Tuesday, January 27, 2009

It’s not the years, honey…

In general the only people I really trust doing reconstruction work are people who have paid their dues to deconstruction. If someone has never been able to see the dark side, they haven't gained the right to talk the language of reconstruction.

You need to have seen the dark side, have felt the sour stomach and have emerged renewed from the belly of the whale.

We don't need naïve people or people in denial. We need people who have been there, know the problems and have come out alive.
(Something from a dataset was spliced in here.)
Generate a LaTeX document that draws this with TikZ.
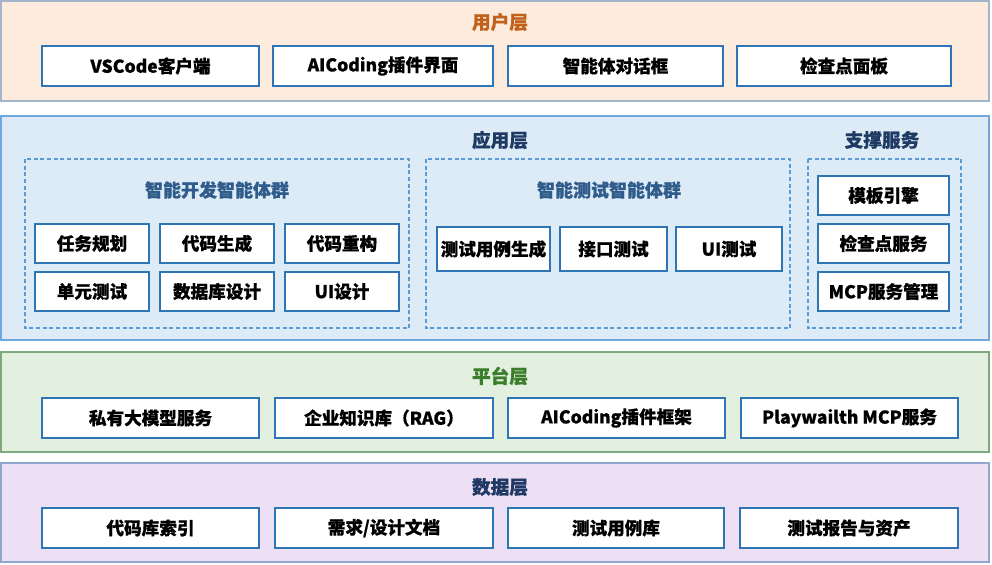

Richard Rohr, from Hope Against Darkness, p. 171

As someone who has definitely done his time in the smelly innards of that whale, I’m enormously heartened by this. Those of us who have come through these dark places sometimes envy the obvious children of light, those who have grown up in lovely Christian homes, given themselves to God with strong and shining faith in their early youth, stuck with it while they completed degrees and postgraduate degrees in Biblical and moral theology, married fellow students, gone on to a thriving ministry, and… oh, you get the picture… Rohr has a word of hope for us after all, we whose memories are full of things we’d rather not have to remember, and who sometimes are tempted to say, with Indiana Jones, “It’s not the years, honey, it’s the mileage…”

6 comments:

Ruth Hull Chatlien said...

Yes, that is encouraging for those of us with less than ideal pasts.

Anonymous said...

I don't know if he talks about this elsewhere, but I think we have to be very careful about judging others, about "giving people the right" to talk about reconstruction. Some reconstruction is very visible to us, as with those who have been healed of miserable childhoods, addictions, anxiety/fear disorders, etc. But other people, who may appear to have had everything easy outwardly have very hidden interior lives, and often do not discuss that aspect because it is between themselves and God. What may look to be inexplicable faith and joy to some can be labeled as being naive or in denial. How many of these are walking the earth now having had interior struggles that are never revealed. We only hear about the occasional few, sometimes decades later, through diaries, letters and soforth.

Mike Farley said...

Good point, Gabrielle. I was thinking not about judging others, of course, but about judging myself - unfavourably - by comparison with others. Not others who have "had everything easy", so much as having made the right choices, or failed to make the choices I did make, that made my own life so problematical at times!

St Edwards Blog said...

Amen - that is so great.

And so true!

Glad you are back online Mike!

Anonymous said...

Mike, I wasn't referring to what you said; I understood what you meant. It is the sentiments in Rohr's first paragraph that I find judgemental. I guess it doesn't sit well with me when someone thinks he has the right to "give people the right" to talk about anything, or to presume that someone "hasn't done the reconstruction work", as if he could read the depths and interior workings of their hearts and souls.

Mike Farley said...

Mmm. Yes, I see what you're driving at now, Gabrielle. I guess Rohr himself would if challenged mention Matthew 7.16!?